Submitted by xutw21 t3_yjryrd in MachineLearning
Paper: https://arxiv.org/abs/2211.00241
Project Page: goattack.alignmentfund.org
​
>We attack the state-of-the-art Go-playing AI system, KataGo, by training an adversarial policy that plays against a frozen KataGo victim. Our attack achieves a >99% win-rate against KataGo without search, and a >50% win-rate when KataGo uses enough search to be near-superhuman. To the best of our knowledge, this is the first successful end-to-end attack against a Go AI playing at the level of a top human professional. Notably, the adversary does not win by learning to play Go better than KataGo -- in fact, the adversary is easily beaten by human amateurs. Instead, the adversary wins by tricking KataGo into ending the game prematurely at a point that is favorable to the adversary. Our results demonstrate that even professional-level AI systems may harbor surprising failure modes. See this https URL for example games.

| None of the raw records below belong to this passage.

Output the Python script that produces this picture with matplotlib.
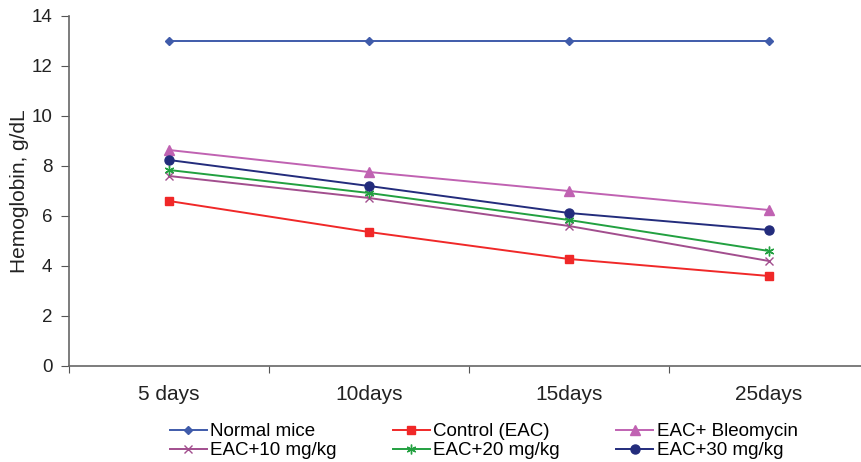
import matplotlib.pyplot as plt
import numpy as np

plt.rcParams['font.family'] = ['Liberation Sans', 'DejaVu Sans']

days = ["5 days", "10days", "15days", "25days"]

normal_mice = [13.0, 13.0, 13.0, 13.0]
control_eac = [6.6, 5.36, 4.28, 3.6]
eac_bleomycin = [8.64, 7.76, 7.0, 6.24]
eac_10 = [7.6, 6.72, 5.6, 4.2]
eac_20 = [7.84, 6.92, 5.84, 4.6]
eac_30 = [8.24, 7.2, 6.12, 5.44]

x = np.arange(len(days))

fig = plt.figure(figsize=(8.61, 4.62), dpi=100)
ax = fig.add_axes([69 / 861, (462 - 366) / 462, 792 / 861, 350 / 462])

lines = {}
lines['n'], = ax.plot(x, normal_mice, color='#3F5BAA', marker='D', ms=4.5, lw=1.4, label='Normal mice')
lines['c'], = ax.plot(x, control_eac, color='#F02828', marker='s', ms=6, lw=1.4, label='Control (EAC)')
lines['b'], = ax.plot(x, eac_bleomycin, color='#C062B2', marker='^', ms=6.5, lw=1.4, label='EAC+ Bleomycin')
lines['10'], = ax.plot(x, eac_10, color='#A24E8E', marker='x', ms=6, mew=1, lw=1.4, label='EAC+10 mg/kg')
lines['20'], = ax.plot(x, eac_20, color='#22A040', marker=(6, 2, 0), ms=7, mew=1, lw=1.4, label='EAC+20 mg/kg')
lines['30'], = ax.plot(x, eac_30, color='#232C7C', marker='o', ms=6.5, lw=1.4, label='EAC+30 mg/kg')

ax.set_yticks(range(0, 15, 2))

# category boundaries get tick marks, labels sit in between
ax.set_xticks(np.arange(-0.5, 4, 1.0))
ax.set_xticklabels([])
ax.set_xticks(x, minor=True)
ax.set_xticklabels(days, minor=True)
ax.set_xlim(-0.5, 3.46)
ax.set_ylim(0, 14)
ax.tick_params(axis='x', which='minor', length=0, pad=14, labelsize=15, colors='#222222')
ax.tick_params(axis='x', which='major', length=5, color='#555555')
ax.tick_params(axis='y', length=6, pad=6, color='#555555', labelsize=13.5, labelcolor='#222222')

for s in ['top', 'right']:
    ax.spines[s].set_visible(False)
for s in ['left', 'bottom']:
    ax.spines[s].set_color('#666666')
    ax.spines[s].set_linewidth(1.2)

ax.set_ylabel('Hemoglobin, g/dL', fontsize=15, color='#222222', labelpad=2)

order = ['n', '10', 'c', '20', 'b', '30']
handles = [lines[k] for k in order]
fig.legend(handles, [h.get_label() for h in handles], ncol=3, frameon=False,
           loc='center left', bbox_to_anchor=(170 / 861, 1 - 441 / 462),
           fontsize=13.5, handlelength=1.95, handletextpad=0.2,
           columnspacing=3.0, labelspacing=0.1, borderpad=0, borderaxespad=0)

fig.savefig('out.png', dpi=100)
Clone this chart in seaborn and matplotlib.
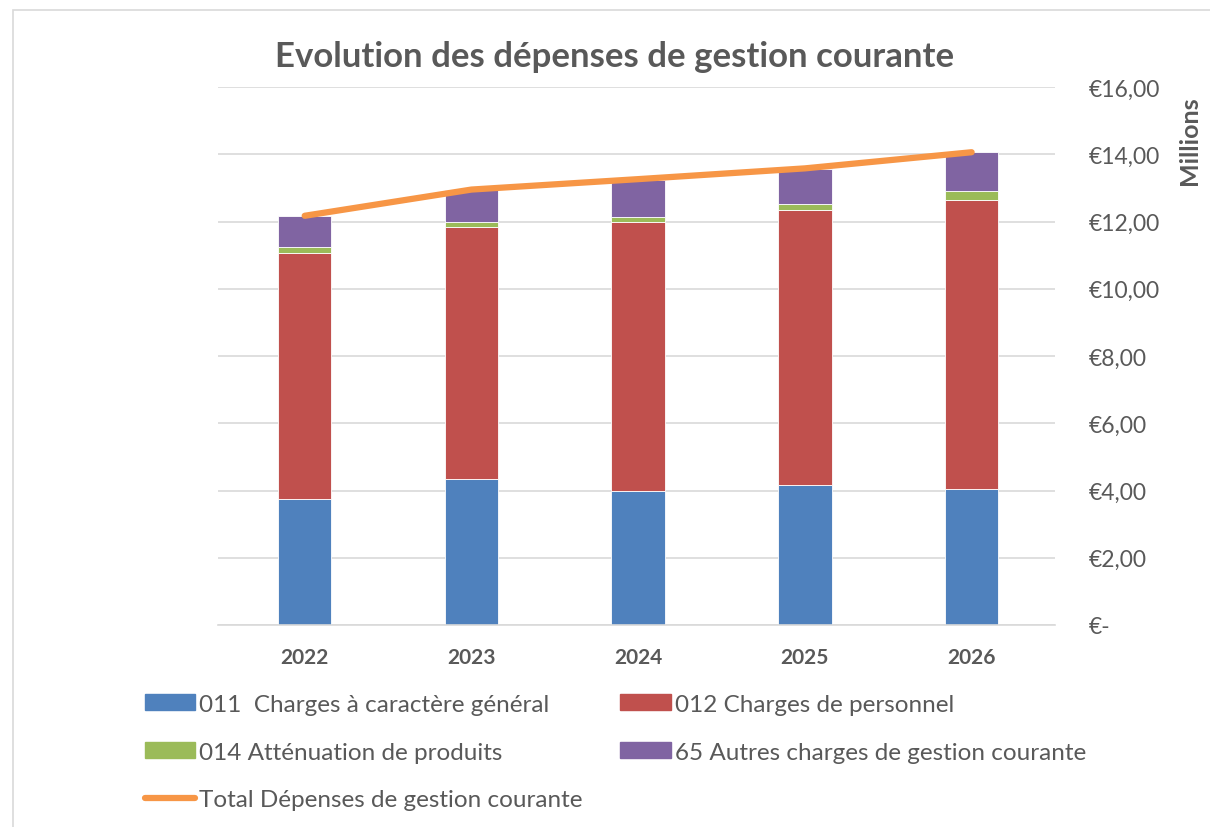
import matplotlib.pyplot as plt
import matplotlib.patches as mpatches
import matplotlib.lines as mlines
import numpy as np
import pandas as pd
import seaborn as sns

# data (millions EUR)
years = ["2022", "2023", "2024", "2025", "2026"]
charges_generales = [3.74, 4.34, 3.99, 4.15, 4.04]
charges_personnel = [7.33, 7.51, 7.99, 8.20, 8.61]
attenuation = [0.16, 0.15, 0.15, 0.18, 0.25]
autres_charges = [0.94, 0.95, 1.11, 1.04, 1.17]
total = [12.17, 12.95, 13.26, 13.58, 14.06]

labels = ["011  Charges à caractère général", "012 Charges de personnel",
          "014 Atténuation de produits", "65 Autres charges de gestion courante"]
colors = ["#4f81bd", "#c0504d", "#9bbb59", "#8064a2"]
line_color = "#f79646"
grey = "#595959"

sns.set_style("white")
plt.rcParams['font.family'] = ['Lato', 'DejaVu Sans']

fig = plt.figure(figsize=(12.1, 8.28), dpi=100)
ax = fig.add_axes([218 / 1210, 1 - 626 / 828, (1055 - 218) / 1210, (626 - 88) / 828])

series = [charges_generales, charges_personnel, attenuation, autres_charges]
bottom = np.zeros(len(years))
for vals, col in zip(series, colors):
    sns.barplot(x=years, y=vals, bottom=bottom, color=col, width=0.32,
                saturation=1, edgecolor="white", linewidth=0.6, ax=ax)
    bottom = bottom + np.array(vals)

sns.lineplot(x=years, y=total, color=line_color, linewidth=4.5, ax=ax,
             solid_capstyle="round", sort=False)

ax.set_xlim(-0.52, 4.5)
ax.set_ylim(0, 16)
ax.set_yticks(np.arange(0, 17, 2))
ax.set_yticklabels(["€-"] + [f"€{v},00" for v in range(2, 17, 2)])
ax.yaxis.tick_right()
ax.yaxis.set_label_position("right")
ax.set_ylabel("Millions", fontsize=18, fontweight="bold", color=grey)
ax.yaxis.set_label_coords((1178 - 218) / (1055 - 218), (626 - 141) / (626 - 88))
ax.grid(axis="y", color="#d9d9d9", linewidth=1.2)
ax.set_axisbelow(True)
for s in ["top", "left", "right"]:
    ax.spines[s].set_visible(False)
ax.spines["bottom"].set_color("#d9d9d9")
ax.spines["bottom"].set_linewidth(1.2)
ax.tick_params(axis="y", length=0, pad=24, labelsize=16.5, labelcolor=grey)
ax.tick_params(axis="x", length=0, pad=16, labelsize=15, labelcolor=grey)
for t in ax.get_xticklabels():
    t.set_fontweight("bold")
ax.set_xlabel("")

fig.text(615 / 1210, 1 - 57 / 828, "Evolution des dépenses de gestion courante",
         ha="center", va="center", fontsize=25, fontweight="bold", color=grey)

# legend
handles = [mpatches.Patch(color=c, label=l) for c, l in zip(colors, labels)]
line_h = mlines.Line2D([], [], color=line_color, linewidth=4.5, label="Total Dépenses de gestion courante")
order = [handles[0], handles[2], line_h, handles[1], handles[3]]
fig.legend(handles=order, labels=[h.get_label() for h in order], ncol=2,
           loc="upper left", bbox_to_anchor=(123 / 1210, 1 - 673 / 828),
           frameon=False, fontsize=17.5, handlelength=2.06, handleheight=0.65,
           handletextpad=0.17, columnspacing=1.56, labelspacing=1.1,
           labelcolor=grey)

# chart frame
fig.patches.append(mpatches.Rectangle((13 / 1210, -0.1), 1.2, 1.1 - 11 / 828,
                                      transform=fig.transFigure, fill=False,
                                      edgecolor="#d9d9d9", linewidth=1.2))

fig.savefig("out.png", dpi=100)
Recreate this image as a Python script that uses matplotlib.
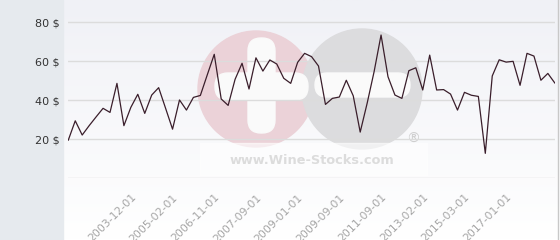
import matplotlib
matplotlib.use("Agg")
import matplotlib.pyplot as plt
import numpy as np
from matplotlib.patches import Circle, FancyBboxPatch, Rectangle

# prix mensuels (USD)
prix = [
    19.6, 29.5, 22.2, 27.0, 31.5, 35.9, 33.8, 48.7, 27.0, 36.4,
    43.1, 33.3, 42.7, 46.5, 35.9, 25.2, 40.2, 35.0, 41.5, 42.5,
    53.1, 63.6, 40.7, 37.4, 50.8, 59.0, 45.8, 61.8, 55.0, 60.7,
    58.6, 51.3, 48.7, 59.5, 64.1, 62.4, 57.6, 37.9, 41.0, 41.7,
    50.3, 42.3, 23.7, 38.5, 54.7, 73.5, 52.1, 42.7, 41.0, 55.2,
    56.7, 45.3, 63.2, 45.3, 45.5, 43.2, 35.0, 44.1, 42.6, 42.0,
    12.8, 52.5, 60.8, 59.6, 60.0, 47.7, 64.1, 62.7, 50.3, 53.8,
    48.9,
]
etiquettes = ["2003-12-01", "2005-02-01", "2006-11-01", "2007-09-01", "2009-01-01",
              "2009-09-01", "2011-09-01", "2013-02-01", "2015-03-01", "2017-01-01"]
yticks = [20, 40, 60, 80]

W, H = 560, 240
fig = plt.figure(figsize=(W / 100, H / 100), dpi=100)

# fond + filigrane, en pixels
bg = fig.add_axes([0, 0, 1, 1])
bg.set_xlim(0, W)
bg.set_ylim(H, 0)
bg.axis("off")
grad = np.linspace(0, 1, 100).reshape(-1, 1)
bg.imshow(grad, cmap=matplotlib.colors.LinearSegmentedColormap.from_list("g", ["#f0f1f6", "#ffffff"]),
          extent=(63, W, H, 0), aspect="auto")
bg.add_patch(Rectangle((0, 0), 62.5, H, color="#e6eaee"))
bg.plot([557.5, 557.5], [0, H], color="#c8c8c8", lw=1)
bg.add_patch(Circle((256, 89), 58, color="#ebd2d8"))
bg.add_patch(Circle((362, 89), 60, color="#dcdcde"))
bg.add_patch(FancyBboxPatch((215, 73), 93, 27, boxstyle="round,pad=0,rounding_size=13", color="#fafafa"))
bg.add_patch(FancyBboxPatch((315, 73), 95, 24, boxstyle="round,pad=0,rounding_size=12", color="#fafafa"))
bg.add_patch(FancyBboxPatch((248, 38), 27, 95, boxstyle="round,pad=0,rounding_size=13", color="#fafafa"))
bg.add_patch(Rectangle((200, 143), 227, 32, color="white", alpha=0.6))
bg.text(311.5, 161, "www.Wine-Stocks.com", ha="center", va="center", fontsize=9.3,
        fontweight="bold", color="#dcdcdc")
bg.text(413, 139, "®", ha="center", va="center", fontsize=10, color="#cfcfcf")

# graphique
ax = fig.add_axes([68.3 / W, (H - 178.3) / H, 486.5 / W, 173.3 / H])
ax.patch.set_alpha(0)
x = np.arange(len(prix))
ax.plot(x, prix, color="#3a1e2b", lw=0.9, zorder=3)
ax.set_xlim(0, len(prix) - 1)
ax.set_ylim(0, 88.9)
ax.set_yticks(yticks)
ax.set_yticklabels([f"{v} $" for v in yticks])
for v in [0] + yticks:
    ax.axhline(v, color="#dcdcdc", lw=1, zorder=1)
pos = list(range(9, len(prix), 6))[:len(etiquettes)]
ax.set_xticks(pos)
ax.set_xticklabels(etiquettes, rotation=45, ha="right", rotation_mode="anchor")
ax.tick_params(axis="y", length=0, pad=6.5, labelsize=8, labelcolor="#333333")
ax.tick_params(axis="x", length=0, pad=10, labelsize=7.8, labelcolor="#a5a5a5")
for s in ax.spines.values():
    s.set_visible(False)

fig.savefig("out.png", dpi=100)
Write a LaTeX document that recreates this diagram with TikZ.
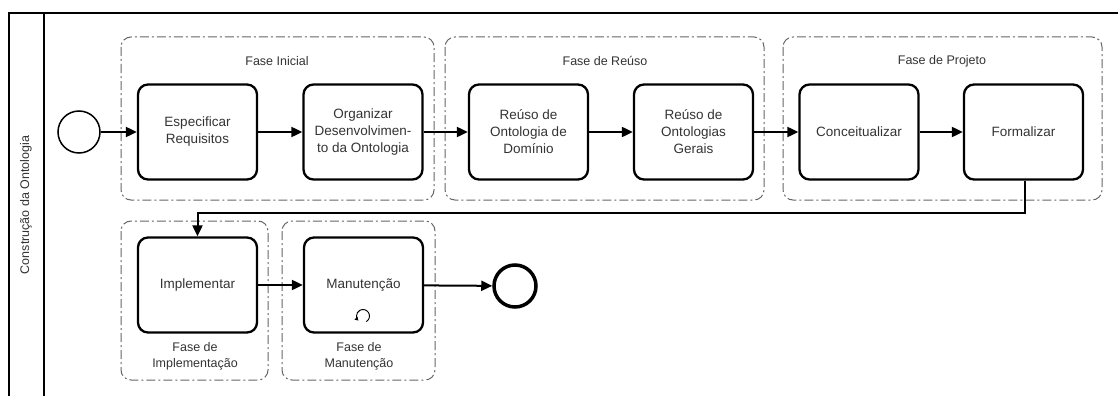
\documentclass[tikz,border=0pt]{standalone}
\usepackage{fontspec}
\setmainfont{Liberation Sans}
\usetikzlibrary{arrows.meta}

\begin{document}
\begin{tikzpicture}[x=1pt, y=-1pt,
		task/.style={draw, line width=2.3pt, rounded corners=10pt, minimum width=119pt, minimum height=95pt, align=center, text=black!80, font=\fontsize{13.5}{17}\selectfont},
		phase/.style={draw=black!60, line width=1pt, rounded corners=10pt, dash pattern=on 9pt off 3pt on 2pt off 3pt},
		phaselabel/.style={text=black!80, align=center, font=\fontsize{12.5}{16}\selectfont},
		flow/.style={line width=2pt, -{Triangle[length=11pt, width=10pt]}},
		pool/.style={line width=2pt}]
	
		\useasboundingbox (0,0) rectangle (1118,396);
	
		%pool and lane
		\draw[pool] (1118,13) -- (9,13) -- (9,396);
		\draw[pool] (44,13) -- (44,396);
		\node[rotate=90, text=black!80, font=\fontsize{12.5}{16}\selectfont] (lane) at (26,205) {Construção da Ontologia};
	
		%phase groups
		\draw[phase] (121,37) rectangle (434,200);
		\draw[phase] (445,37) rectangle (764,200);
		\draw[phase] (783,37) rectangle (1102,200);
		\draw[phase] (121,221) rectangle (268,380);
		\draw[phase] (282,221) rectangle (435,380);
		%phase labels
		\node[phaselabel] (lInicial) at (277,61) {Fase Inicial};
		\node[phaselabel] (lReuso) at (605,61) {Fase de Reúso};
		\node[phaselabel] (lProjeto) at (942,61) {Fase de Projeto};
		\node[phaselabel] (lImplem) at (195,356) {Fase de\\Implementação};
		\node[phaselabel] (lManut) at (359,356) {Fase de\\Manutenção};
	
		%events
		\node[circle, draw, line width=1.5pt, minimum size=42pt, inner sep=0pt] (start) at (79,132) {};
		\node[circle, draw, line width=3.5pt, minimum size=42pt, inner sep=0pt] (end) at (515,286) {};
	
		%tasks
		\node[task] (espec) at (197.5,132) {Especificar\\Requisitos};
		\node[task] (organ) at (363,132) {Organizar\\Desenvolvimen-\\to da Ontologia};
		\node[task] (reusoDom) at (528.5,132) {Reúso de\\Ontologia de\\Domínio};
		\node[task] (reusoGer) at (693.5,132) {Reúso de\\Ontologias\\Gerais};
		\node[task] (conceit) at (859,132) {Conceitualizar};
		\node[task] (formal) at (1023.5,132) {Formalizar};
		\node[task] (implem) at (197.5,285) {Implementar};
		\node[task] (manut) at (363.5,285) {Manutenção};
	
		%loop marker
		\coordinate (loopc) at (363,316);
		\draw[line width=0.9pt, -{Triangle[length=3.5pt, width=4pt]}] (loopc) ++(60:6.5) arc[start angle=60, end angle=-225, radius=6.5];
	
		%sequence flows
		\draw[flow] (start) -- (espec);
		\draw[flow] (espec) -- (organ);
		\draw[flow] (organ) -- (reusoDom);
		\draw[flow] (reusoDom) -- (reusoGer);
		\draw[flow] (reusoGer) -- (conceit);
		\draw[flow] (conceit) -- (formal);
		\coordinate (turn) at (1025,213);
		\draw[flow] (formal.south -| turn) -- (turn) -| (implem.north);
		\draw[flow] (implem) -- (manut);
		\draw[flow] (manut) -- (end);
	
	\end{tikzpicture}
\end{document}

ThatSpysASpy t1_iupkljr wrote
The demonstrations shown in the paper are pretty unconvincing. In ordinary go scoring, dead stones are removed from the board at the end of the game, so the territory which supposedly isn't KataGo's would in fact be counted as its territory.
They say they use Tromp-Taylor rules, which requires all stones to be captured, but I would assume KataGo was trained with more standard human go rules. (Or at least they added some regularizer to make it pass once the value was high enough, otherwise humans playing vs it would get really annoyed).